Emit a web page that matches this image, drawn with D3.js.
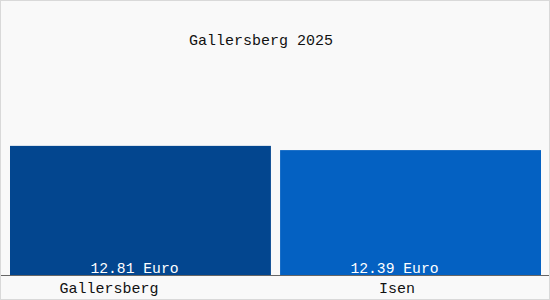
<!DOCTYPE html>
<html>
<head>
<meta charset="utf-8">
<script src="https://cdn.jsdelivr.net/npm/d3@7"></script>
<style>
html,body{margin:0;padding:0;background:#fff;}
svg{display:block;}
</style>
</head>
<body>
<script>
const title = "Gallersberg 2025";
const categories = ["Gallersberg", "Isen"];
const values = [12.81, 12.39];
const valueLabels = ["12.81 Euro", "12.39 Euro"];
const colors = ["#03468f", "#0461c2"];

const W = 550, H = 300;
const svg = d3.select("body").append("svg").attr("width", W).attr("height", H);

svg.append("rect").attr("x", 0.5).attr("y", 0.5).attr("width", W - 1).attr("height", H - 1)
  .attr("fill", "#f9f9f9").attr("stroke", "#d9d9d9");

const x = d3.scaleBand().domain(categories).range([10, 541]).paddingInner(0.034);
const y = d3.scaleLinear().domain([0, 25]).range([275, 23]);
const xLabel = d3.scalePoint().domain(categories).range([109, 397]);
const xValue = d3.scalePoint().domain(categories).range([134.5, 394.5]);

const font = "'Liberation Mono', 'DejaVu Sans Mono', monospace";

svg.append("text").attr("x", 261).attr("y", 45).attr("text-anchor", "middle")
  .attr("font-family", font).attr("font-size", "15px").attr("fill", "#111").text(title);

svg.selectAll("rect.bar").data(categories).enter().append("rect").attr("class", "bar")
  .attr("x", d => x(d))
  .attr("y", (d, i) => y(values[i]))
  .attr("width", x.bandwidth())
  .attr("height", (d, i) => y(0) - y(values[i]))
  .attr("fill", (d, i) => colors[i]);

svg.append("line").attr("x1", 1).attr("x2", W - 1).attr("y1", 275.5).attr("y2", 275.5)
  .attr("stroke", "#666").attr("stroke-width", 1);

svg.selectAll("text.val").data(categories).enter().append("text").attr("class", "val")
  .attr("x", d => xValue(d)).attr("y", 272.5).attr("text-anchor", "middle")
  .attr("font-family", font).attr("font-size", "14.7px").attr("fill", "#fff")
  .text((d, i) => valueLabels[i]);

svg.selectAll("text.cat").data(categories).enter().append("text").attr("class", "cat")
  .attr("x", d => xLabel(d)).attr("y", 292.5).attr("text-anchor", "middle")
  .attr("font-family", font).attr("font-size", "15px").attr("fill", "#111")
  .text(d => d);
</script>
</body>
</html>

* _What to work on_
Exclude the pictures, and transcribe all of the material exactly.

* _Written solution_
Emit a web page that matches this image, drawn with D3.js.
<!DOCTYPE html>
<html>
<head>
<meta charset="utf-8">
<script src="https://cdn.jsdelivr.net/npm/d3@7"></script>
<style>
html,body{margin:0;padding:0;background:#fff;}
svg{display:block;}
</style>
</head>
<body>
<script>
const title = "Gallersberg 2025";
const categories = ["Gallersberg", "Isen"];
const values = [12.81, 12.39];
const valueLabels = ["12.81 Euro", "12.39 Euro"];
const colors = ["#03468f", "#0461c2"];

const W = 550, H = 300;
const svg = d3.select("body").append("svg").attr("width", W).attr("height", H);

svg.append("rect").attr("x", 0.5).attr("y", 0.5).attr("width", W - 1).attr("height", H - 1)
  .attr("fill", "#f9f9f9").attr("stroke", "#d9d9d9");

const x = d3.scaleBand().domain(categories).range([10, 541]).paddingInner(0.034);
const y = d3.scaleLinear().domain([0, 25]).range([275, 23]);
const xLabel = d3.scalePoint().domain(categories).range([109, 397]);
const xValue = d3.scalePoint().domain(categories).range([134.5, 394.5]);

const font = "'Liberation Mono', 'DejaVu Sans Mono', monospace";

svg.append("text").attr("x", 261).attr("y", 45).attr("text-anchor", "middle")
  .attr("font-family", font).attr("font-size", "15px").attr("fill", "#111").text(title);

svg.selectAll("rect.bar").data(categories).enter().append("rect").attr("class", "bar")
  .attr("x", d => x(d))
  .attr("y", (d, i) => y(values[i]))
  .attr("width", x.bandwidth())
  .attr("height", (d, i) => y(0) - y(values[i]))
  .attr("fill", (d, i) => colors[i]);

svg.append("line").attr("x1", 1).attr("x2", W - 1).attr("y1", 275.5).attr("y2", 275.5)
  .attr("stroke", "#666").attr("stroke-width", 1);

svg.selectAll("text.val").data(categories).enter().append("text").attr("class", "val")
  .attr("x", d => xValue(d)).attr("y", 272.5).attr("text-anchor", "middle")
  .attr("font-family", font).attr("font-size", "14.7px").attr("fill", "#fff")
  .text((d, i) => valueLabels[i]);

svg.selectAll("text.cat").data(categories).enter().append("text").attr("class", "cat")
  .attr("x", d => xLabel(d)).attr("y", 292.5).attr("text-anchor", "middle")
  .attr("font-family", font).attr("font-size", "15px").attr("fill", "#111")
  .text(d => d);
</script>
</body>
</html>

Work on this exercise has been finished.